INFORMATION GIVEN.

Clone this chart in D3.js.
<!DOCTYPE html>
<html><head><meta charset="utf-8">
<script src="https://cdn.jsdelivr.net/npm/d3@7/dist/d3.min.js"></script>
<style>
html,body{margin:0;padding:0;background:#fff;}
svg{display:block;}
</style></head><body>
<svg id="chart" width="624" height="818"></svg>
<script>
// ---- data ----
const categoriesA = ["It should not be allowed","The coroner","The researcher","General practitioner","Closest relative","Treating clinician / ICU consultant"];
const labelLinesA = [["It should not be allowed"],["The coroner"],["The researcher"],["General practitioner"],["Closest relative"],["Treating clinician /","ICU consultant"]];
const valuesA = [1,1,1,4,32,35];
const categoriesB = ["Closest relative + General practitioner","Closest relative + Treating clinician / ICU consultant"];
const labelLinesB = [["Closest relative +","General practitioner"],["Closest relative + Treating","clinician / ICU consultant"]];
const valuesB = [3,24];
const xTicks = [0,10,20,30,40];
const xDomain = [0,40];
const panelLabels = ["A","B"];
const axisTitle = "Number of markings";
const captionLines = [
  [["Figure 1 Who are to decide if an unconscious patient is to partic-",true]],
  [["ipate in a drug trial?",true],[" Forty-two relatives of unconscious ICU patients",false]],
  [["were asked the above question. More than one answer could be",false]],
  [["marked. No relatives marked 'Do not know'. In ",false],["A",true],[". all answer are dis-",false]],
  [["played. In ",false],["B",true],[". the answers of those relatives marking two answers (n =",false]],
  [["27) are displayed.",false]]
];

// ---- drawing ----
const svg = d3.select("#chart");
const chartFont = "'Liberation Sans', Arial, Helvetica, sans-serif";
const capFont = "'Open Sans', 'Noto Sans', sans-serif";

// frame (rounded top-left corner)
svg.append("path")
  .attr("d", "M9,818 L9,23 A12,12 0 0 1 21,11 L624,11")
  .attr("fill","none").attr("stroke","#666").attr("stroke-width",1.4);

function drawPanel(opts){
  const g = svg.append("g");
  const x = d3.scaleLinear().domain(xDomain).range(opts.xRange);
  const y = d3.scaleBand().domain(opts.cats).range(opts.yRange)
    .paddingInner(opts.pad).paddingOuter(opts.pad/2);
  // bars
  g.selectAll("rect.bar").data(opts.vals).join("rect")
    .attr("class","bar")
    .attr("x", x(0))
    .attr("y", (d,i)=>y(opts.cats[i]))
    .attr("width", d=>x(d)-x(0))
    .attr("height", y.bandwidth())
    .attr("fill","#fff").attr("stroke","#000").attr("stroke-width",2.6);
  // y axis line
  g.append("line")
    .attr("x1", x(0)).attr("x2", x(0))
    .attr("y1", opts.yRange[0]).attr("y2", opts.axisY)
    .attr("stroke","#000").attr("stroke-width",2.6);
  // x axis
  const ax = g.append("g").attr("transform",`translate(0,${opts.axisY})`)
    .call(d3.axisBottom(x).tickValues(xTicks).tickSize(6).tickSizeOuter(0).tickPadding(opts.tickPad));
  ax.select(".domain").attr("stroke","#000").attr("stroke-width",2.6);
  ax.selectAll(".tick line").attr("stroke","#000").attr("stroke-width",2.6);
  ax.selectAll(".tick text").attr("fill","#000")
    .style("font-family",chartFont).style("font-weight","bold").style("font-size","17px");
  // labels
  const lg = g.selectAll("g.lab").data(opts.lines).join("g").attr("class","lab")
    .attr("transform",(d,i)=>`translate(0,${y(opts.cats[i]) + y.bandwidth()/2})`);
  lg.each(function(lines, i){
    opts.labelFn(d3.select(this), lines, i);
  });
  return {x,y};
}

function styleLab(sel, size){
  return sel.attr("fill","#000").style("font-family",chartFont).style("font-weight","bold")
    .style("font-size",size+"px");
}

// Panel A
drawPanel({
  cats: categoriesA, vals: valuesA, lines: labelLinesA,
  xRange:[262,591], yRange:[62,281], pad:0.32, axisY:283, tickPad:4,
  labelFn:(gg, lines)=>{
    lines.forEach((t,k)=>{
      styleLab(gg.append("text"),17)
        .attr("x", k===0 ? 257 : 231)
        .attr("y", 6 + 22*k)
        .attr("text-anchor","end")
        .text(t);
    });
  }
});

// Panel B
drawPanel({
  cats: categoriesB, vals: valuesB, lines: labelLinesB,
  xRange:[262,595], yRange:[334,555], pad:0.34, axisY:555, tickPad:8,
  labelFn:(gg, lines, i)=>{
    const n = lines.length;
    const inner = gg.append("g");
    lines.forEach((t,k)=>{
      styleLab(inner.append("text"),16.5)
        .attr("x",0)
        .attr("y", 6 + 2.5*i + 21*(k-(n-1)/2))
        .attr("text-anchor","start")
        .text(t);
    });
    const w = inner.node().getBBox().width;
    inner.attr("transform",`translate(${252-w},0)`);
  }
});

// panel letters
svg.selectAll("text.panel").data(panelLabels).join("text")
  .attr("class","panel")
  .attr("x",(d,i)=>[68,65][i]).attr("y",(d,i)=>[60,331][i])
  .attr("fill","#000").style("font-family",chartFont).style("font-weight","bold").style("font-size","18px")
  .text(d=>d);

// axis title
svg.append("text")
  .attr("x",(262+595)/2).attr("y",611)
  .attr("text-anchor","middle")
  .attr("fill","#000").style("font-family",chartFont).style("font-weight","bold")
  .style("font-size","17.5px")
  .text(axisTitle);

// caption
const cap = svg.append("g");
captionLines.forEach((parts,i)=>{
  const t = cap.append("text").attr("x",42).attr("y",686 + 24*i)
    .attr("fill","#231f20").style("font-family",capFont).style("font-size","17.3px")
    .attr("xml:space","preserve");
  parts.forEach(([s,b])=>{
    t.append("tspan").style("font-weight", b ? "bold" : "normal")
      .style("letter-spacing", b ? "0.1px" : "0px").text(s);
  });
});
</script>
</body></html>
* * *
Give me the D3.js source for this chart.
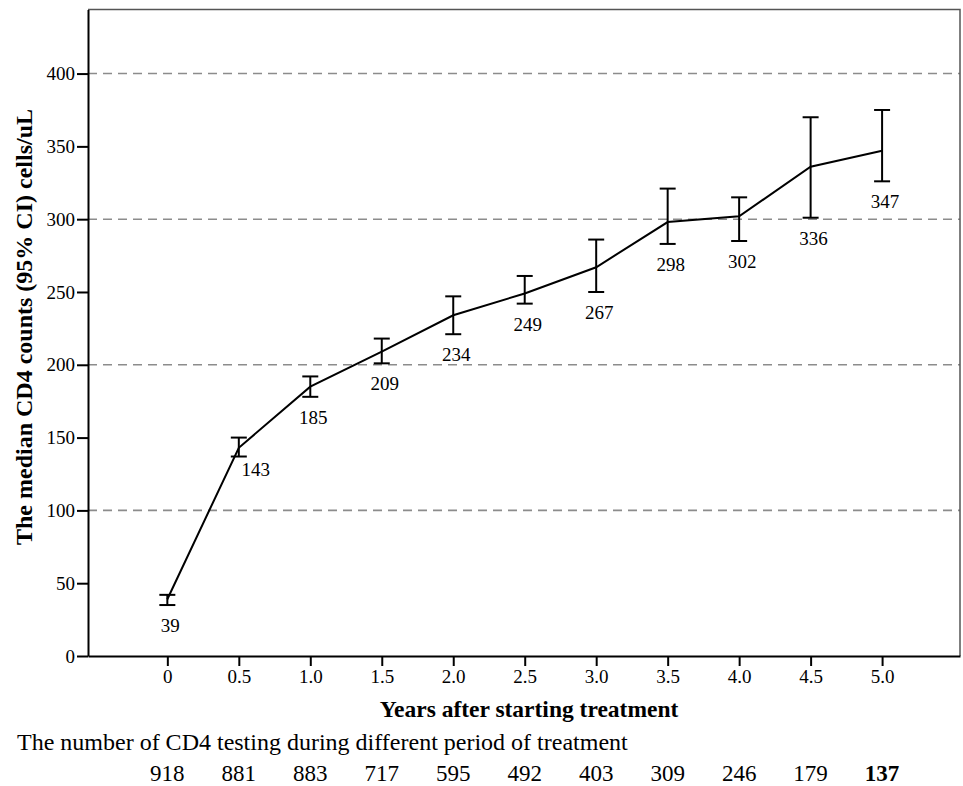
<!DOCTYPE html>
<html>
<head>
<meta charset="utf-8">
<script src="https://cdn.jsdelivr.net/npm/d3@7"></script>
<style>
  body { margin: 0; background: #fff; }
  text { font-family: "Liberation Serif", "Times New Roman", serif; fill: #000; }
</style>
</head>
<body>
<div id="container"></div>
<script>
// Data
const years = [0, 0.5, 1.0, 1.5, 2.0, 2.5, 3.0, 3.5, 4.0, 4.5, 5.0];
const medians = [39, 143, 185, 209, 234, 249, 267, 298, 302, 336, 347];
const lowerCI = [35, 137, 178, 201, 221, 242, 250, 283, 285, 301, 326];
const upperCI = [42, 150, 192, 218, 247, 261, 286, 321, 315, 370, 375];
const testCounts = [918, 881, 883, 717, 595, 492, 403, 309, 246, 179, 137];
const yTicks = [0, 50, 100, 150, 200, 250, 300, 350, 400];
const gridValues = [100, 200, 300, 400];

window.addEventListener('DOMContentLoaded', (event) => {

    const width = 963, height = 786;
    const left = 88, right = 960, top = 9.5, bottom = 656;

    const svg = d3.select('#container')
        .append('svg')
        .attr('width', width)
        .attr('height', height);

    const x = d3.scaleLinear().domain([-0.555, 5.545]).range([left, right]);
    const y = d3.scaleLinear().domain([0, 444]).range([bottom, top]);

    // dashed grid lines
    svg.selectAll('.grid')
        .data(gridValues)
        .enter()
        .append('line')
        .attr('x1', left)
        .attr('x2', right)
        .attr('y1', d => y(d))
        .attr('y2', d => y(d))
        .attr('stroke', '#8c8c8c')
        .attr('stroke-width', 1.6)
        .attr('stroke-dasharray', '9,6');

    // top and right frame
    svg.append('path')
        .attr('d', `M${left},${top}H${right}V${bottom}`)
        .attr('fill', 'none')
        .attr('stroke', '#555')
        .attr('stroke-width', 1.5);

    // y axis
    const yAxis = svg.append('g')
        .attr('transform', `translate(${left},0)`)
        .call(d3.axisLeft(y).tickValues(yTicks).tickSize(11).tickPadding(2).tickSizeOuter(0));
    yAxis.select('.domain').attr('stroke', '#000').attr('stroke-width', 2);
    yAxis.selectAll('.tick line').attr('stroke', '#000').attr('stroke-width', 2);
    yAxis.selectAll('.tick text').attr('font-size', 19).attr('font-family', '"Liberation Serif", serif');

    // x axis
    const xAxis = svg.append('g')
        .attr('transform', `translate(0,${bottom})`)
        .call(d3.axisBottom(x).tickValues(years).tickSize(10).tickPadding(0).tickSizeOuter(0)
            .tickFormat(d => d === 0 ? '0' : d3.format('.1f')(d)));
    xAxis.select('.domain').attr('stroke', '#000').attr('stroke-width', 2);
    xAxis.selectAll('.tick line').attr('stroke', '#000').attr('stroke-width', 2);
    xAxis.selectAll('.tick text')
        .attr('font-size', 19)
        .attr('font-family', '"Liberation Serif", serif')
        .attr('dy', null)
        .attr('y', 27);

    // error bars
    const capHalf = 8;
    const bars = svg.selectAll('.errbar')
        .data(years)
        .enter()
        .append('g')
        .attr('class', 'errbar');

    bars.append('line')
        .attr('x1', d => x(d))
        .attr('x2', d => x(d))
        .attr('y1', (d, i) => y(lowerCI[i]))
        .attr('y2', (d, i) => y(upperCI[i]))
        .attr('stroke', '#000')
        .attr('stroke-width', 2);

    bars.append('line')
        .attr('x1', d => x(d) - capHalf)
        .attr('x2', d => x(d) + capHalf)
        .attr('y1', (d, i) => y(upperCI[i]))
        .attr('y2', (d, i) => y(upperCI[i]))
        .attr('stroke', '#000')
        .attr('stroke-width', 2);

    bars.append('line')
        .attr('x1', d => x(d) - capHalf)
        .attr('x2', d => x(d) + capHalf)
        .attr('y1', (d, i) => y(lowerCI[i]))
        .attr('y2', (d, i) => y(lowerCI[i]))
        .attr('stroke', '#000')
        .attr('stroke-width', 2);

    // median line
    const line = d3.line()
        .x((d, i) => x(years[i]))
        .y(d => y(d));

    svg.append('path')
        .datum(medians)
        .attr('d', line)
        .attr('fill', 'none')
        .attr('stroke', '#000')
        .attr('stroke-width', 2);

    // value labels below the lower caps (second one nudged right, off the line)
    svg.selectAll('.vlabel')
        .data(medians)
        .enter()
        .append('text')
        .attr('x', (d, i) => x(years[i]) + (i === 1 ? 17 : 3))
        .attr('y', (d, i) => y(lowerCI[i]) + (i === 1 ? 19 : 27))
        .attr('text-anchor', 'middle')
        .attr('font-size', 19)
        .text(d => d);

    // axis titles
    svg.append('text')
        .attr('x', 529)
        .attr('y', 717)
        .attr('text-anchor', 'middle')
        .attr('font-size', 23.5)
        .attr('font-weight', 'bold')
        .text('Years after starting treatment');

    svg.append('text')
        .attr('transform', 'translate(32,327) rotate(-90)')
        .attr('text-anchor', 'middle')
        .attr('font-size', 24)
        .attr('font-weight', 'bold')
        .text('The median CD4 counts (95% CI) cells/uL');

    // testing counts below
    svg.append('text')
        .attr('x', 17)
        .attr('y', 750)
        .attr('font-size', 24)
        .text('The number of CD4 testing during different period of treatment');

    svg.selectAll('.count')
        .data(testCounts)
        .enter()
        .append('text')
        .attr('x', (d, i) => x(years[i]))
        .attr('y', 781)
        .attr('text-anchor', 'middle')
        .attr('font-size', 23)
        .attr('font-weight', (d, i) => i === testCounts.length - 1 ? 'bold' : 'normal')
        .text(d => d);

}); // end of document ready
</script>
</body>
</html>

TASK OBJECTIVE.
Using the entries above, return each line in which the word "this" occurs.

ANSWER BELOW.
Clone this chart in D3.js.
    opts.labelFn(d3.select(this), lines, i);
Give me the D3.js source for this chart.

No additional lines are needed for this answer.